New Jersey’s top environmental officer promised a dogfight over clean air in a get-to-know-you speech before the Commerce and Industry Association.
Department of Environmental Protection Commissioner Catherine McCabe was there to promote her boss’ agenda, noting Gov. Phil Murphy joined California and 16 other states in suing EPA chief Scott Pruitt for scrapping strict national vehicle emission standards.
“We stand solidly with California and the other states in opposing that, and we will fight it tooth and nail to the last drop of our ability to do so,” McCabe said.
McCabe touted Murphy’s plan to promote clean, renewable energy, including zero emission cars, offshore wind and nuclear power. The engineers, attorneys and business leaders appreciated Murphy’s clean and green mantra, but they expressed far more interest in regulations affecting their industry, and on the budget drama gripping Trenton lawmakers.
“When I looked at all the agency budgets, I was actually surprised to see that the DEP budget is lower than last year, so one of the few agencies that actually had a little bit of a hit on the budget side,” said Commerce and Industry Association of New Jersey President Anthony Russo. “I’m not a Republican. I’m not a Democrat. This budget is really going to set the stage for the next four years.”
“The governor believes, as do I, that a healthy environment and a vibrant economy go together,” McCabe said.
McCabe said Murphy’s working hard on the budget, and that Jersey will once again be able to tap into an environmental fund when it rejoins RGGI, the Regional Greenhouse Gas Initiative.
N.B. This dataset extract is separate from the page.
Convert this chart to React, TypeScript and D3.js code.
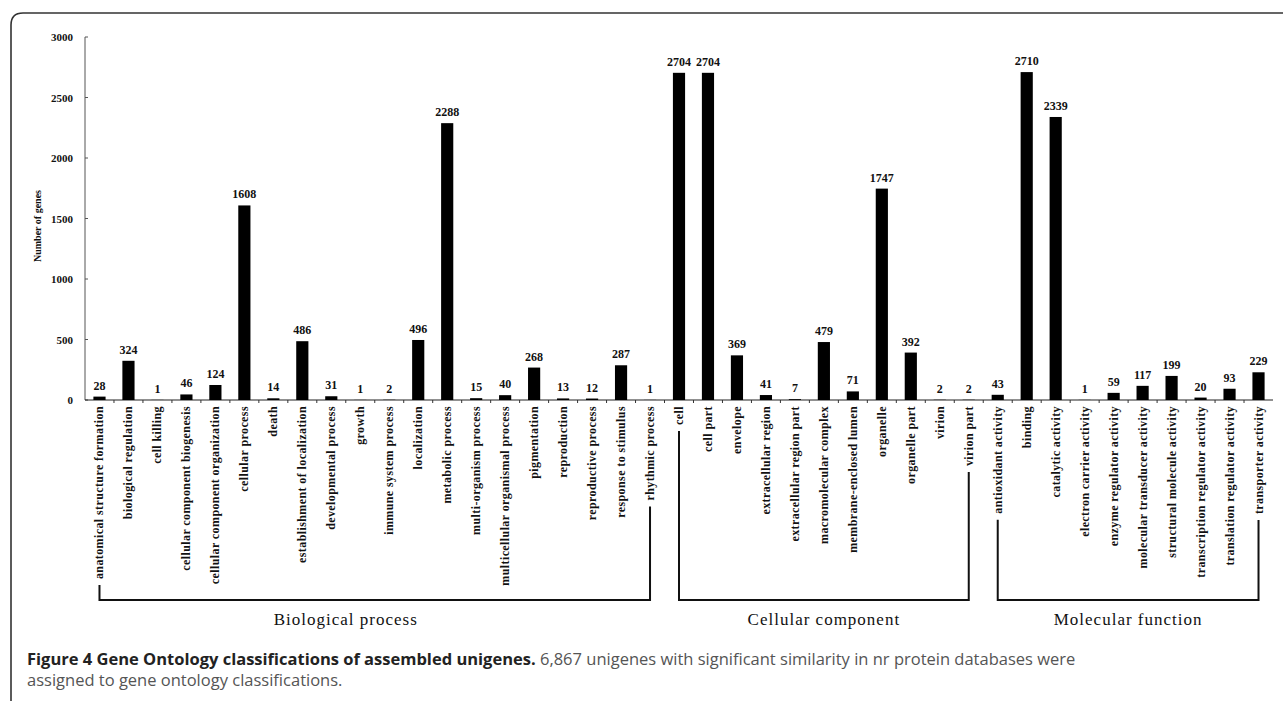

But the new commission is less than familiar with regulations governing natural resource damages, brownfield development, and especially, dirty soil disposal.
“She didn’t really have a good response to that right now, but I’m hoping that she’ll be able to work with us and her Department of Solid Waste to figure out how to sort out those details,” said Tracy Straka, vice president of Creamer Environmental.
An investigation by the State Commission of Investigations last year showed unregulated soil brokers dumping toxic waste from the Bronx along beaches in Middlesex County. Legitimate recyclers expressed concern over pending legislation.
“That they don’t stray to people who don’t work in that area. If you’re concerned about soil, focus on soil. Just regulate the soil brokers who are completely unregulated at this point in time,” said Gary Sondermeyer, vice president of operations for Bayshore Recycling.
“The environment goes hand in hand with redevelopment and cleanup,” said Agnes Antonian, chair of the environmental law group at Connell Foley. “So budget’s important, funding’s important. Getting these programs off the ground is critical.”
The business community’s looking for significant input from the DEP. Money talks in environmental cleanup, but when it comes to budget, the commissioner’s hands are tied.